▶ AVAILABLE DATA

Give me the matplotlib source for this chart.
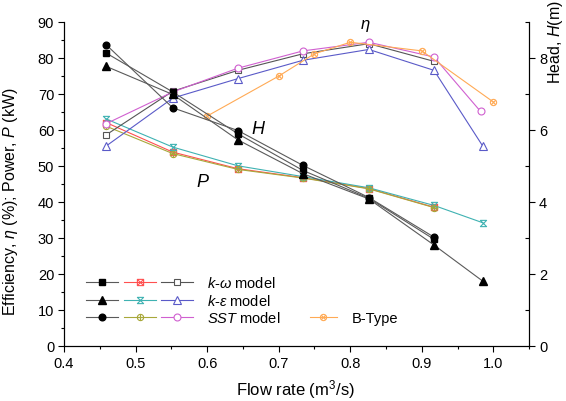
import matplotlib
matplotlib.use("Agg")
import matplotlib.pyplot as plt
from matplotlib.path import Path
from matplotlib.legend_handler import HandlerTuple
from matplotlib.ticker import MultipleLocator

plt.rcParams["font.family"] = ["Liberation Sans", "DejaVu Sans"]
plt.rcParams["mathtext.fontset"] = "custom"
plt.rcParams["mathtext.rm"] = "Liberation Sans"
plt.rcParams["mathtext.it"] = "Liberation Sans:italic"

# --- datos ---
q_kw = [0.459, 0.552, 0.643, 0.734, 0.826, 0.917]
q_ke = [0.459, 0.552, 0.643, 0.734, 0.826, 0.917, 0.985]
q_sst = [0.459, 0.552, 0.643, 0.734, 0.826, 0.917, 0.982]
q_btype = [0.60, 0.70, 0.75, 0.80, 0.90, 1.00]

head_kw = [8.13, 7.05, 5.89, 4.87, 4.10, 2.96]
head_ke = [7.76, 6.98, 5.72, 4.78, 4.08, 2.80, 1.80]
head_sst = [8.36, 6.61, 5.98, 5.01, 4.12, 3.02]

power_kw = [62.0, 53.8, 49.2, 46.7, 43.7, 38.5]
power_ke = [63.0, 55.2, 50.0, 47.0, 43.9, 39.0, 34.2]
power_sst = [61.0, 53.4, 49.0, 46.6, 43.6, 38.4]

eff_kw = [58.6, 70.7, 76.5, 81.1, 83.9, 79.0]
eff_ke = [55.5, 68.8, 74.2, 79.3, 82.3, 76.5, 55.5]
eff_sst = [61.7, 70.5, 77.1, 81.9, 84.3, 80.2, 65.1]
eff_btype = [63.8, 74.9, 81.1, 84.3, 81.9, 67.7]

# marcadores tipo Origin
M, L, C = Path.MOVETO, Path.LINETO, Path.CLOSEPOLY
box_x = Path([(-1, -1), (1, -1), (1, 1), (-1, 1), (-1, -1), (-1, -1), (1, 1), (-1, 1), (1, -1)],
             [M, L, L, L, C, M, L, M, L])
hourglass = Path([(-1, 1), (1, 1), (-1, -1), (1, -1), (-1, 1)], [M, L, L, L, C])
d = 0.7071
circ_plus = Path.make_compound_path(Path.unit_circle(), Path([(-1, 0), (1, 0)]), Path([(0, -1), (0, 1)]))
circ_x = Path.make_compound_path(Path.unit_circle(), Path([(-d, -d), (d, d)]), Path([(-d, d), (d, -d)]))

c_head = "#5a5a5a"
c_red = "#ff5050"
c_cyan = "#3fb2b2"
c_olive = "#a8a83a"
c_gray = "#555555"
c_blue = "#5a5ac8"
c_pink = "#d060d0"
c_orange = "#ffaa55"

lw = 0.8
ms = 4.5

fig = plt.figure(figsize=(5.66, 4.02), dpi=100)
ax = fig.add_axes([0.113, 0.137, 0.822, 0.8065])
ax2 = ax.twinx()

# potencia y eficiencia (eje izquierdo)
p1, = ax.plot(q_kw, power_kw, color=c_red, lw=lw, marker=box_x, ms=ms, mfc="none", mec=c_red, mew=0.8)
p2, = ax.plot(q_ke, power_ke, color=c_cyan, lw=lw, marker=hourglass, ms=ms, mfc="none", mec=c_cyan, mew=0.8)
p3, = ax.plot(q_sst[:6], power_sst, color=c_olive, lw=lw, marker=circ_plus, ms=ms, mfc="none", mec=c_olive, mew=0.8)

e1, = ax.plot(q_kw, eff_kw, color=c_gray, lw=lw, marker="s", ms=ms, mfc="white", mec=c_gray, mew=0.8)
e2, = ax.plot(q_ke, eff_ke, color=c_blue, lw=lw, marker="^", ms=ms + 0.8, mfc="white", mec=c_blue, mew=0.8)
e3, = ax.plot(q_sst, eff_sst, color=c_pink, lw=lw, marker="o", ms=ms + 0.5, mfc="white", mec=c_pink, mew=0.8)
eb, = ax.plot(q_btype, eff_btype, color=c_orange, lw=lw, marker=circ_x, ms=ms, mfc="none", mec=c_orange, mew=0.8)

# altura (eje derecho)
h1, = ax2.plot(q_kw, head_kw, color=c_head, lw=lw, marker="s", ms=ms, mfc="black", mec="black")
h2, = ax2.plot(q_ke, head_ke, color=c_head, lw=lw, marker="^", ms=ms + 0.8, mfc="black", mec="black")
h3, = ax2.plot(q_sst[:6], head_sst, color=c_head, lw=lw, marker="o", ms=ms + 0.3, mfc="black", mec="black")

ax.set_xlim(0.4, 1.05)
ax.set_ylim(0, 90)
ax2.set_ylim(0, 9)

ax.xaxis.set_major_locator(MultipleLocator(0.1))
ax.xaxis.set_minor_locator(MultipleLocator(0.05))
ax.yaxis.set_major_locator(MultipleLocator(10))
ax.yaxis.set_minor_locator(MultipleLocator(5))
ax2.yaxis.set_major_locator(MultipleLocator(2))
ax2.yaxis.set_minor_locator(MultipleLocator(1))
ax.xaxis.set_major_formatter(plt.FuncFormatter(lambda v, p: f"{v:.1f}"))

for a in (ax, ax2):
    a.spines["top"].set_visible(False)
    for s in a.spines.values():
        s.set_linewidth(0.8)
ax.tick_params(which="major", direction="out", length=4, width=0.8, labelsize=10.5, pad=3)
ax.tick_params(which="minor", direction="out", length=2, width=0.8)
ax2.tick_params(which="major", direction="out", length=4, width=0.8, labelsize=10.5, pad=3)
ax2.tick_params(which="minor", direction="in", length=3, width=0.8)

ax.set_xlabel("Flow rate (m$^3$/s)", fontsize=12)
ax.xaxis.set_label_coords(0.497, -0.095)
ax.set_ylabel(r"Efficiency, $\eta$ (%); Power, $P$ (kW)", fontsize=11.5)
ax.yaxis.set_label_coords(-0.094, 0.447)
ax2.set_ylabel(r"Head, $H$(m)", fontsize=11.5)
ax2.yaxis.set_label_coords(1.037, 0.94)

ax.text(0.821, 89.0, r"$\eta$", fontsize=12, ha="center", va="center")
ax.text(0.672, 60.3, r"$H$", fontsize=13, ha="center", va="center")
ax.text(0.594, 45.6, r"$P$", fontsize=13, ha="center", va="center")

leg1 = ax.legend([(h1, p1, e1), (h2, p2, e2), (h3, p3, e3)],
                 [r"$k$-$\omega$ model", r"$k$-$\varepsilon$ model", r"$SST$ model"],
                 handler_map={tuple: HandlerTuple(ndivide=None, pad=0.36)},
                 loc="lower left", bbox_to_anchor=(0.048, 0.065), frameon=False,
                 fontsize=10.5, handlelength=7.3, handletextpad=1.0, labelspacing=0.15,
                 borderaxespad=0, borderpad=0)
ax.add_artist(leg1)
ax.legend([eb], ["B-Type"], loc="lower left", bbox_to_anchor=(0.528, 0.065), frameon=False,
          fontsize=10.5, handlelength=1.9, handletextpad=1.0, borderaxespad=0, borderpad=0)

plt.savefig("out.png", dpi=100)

▶ WRITTEN PROBLEM
Every line from the top of the material above through the line with "from matplotlib.ticker import MultipleLocator" should be duplicated exactly, please; leave out the pictures.

▶ SOLUTION TO THIS EXERCISE
Give me the matplotlib source for this chart.
import matplotlib
matplotlib.use("Agg")
import matplotlib.pyplot as plt
from matplotlib.path import Path
from matplotlib.legend_handler import HandlerTuple
from matplotlib.ticker import MultipleLocator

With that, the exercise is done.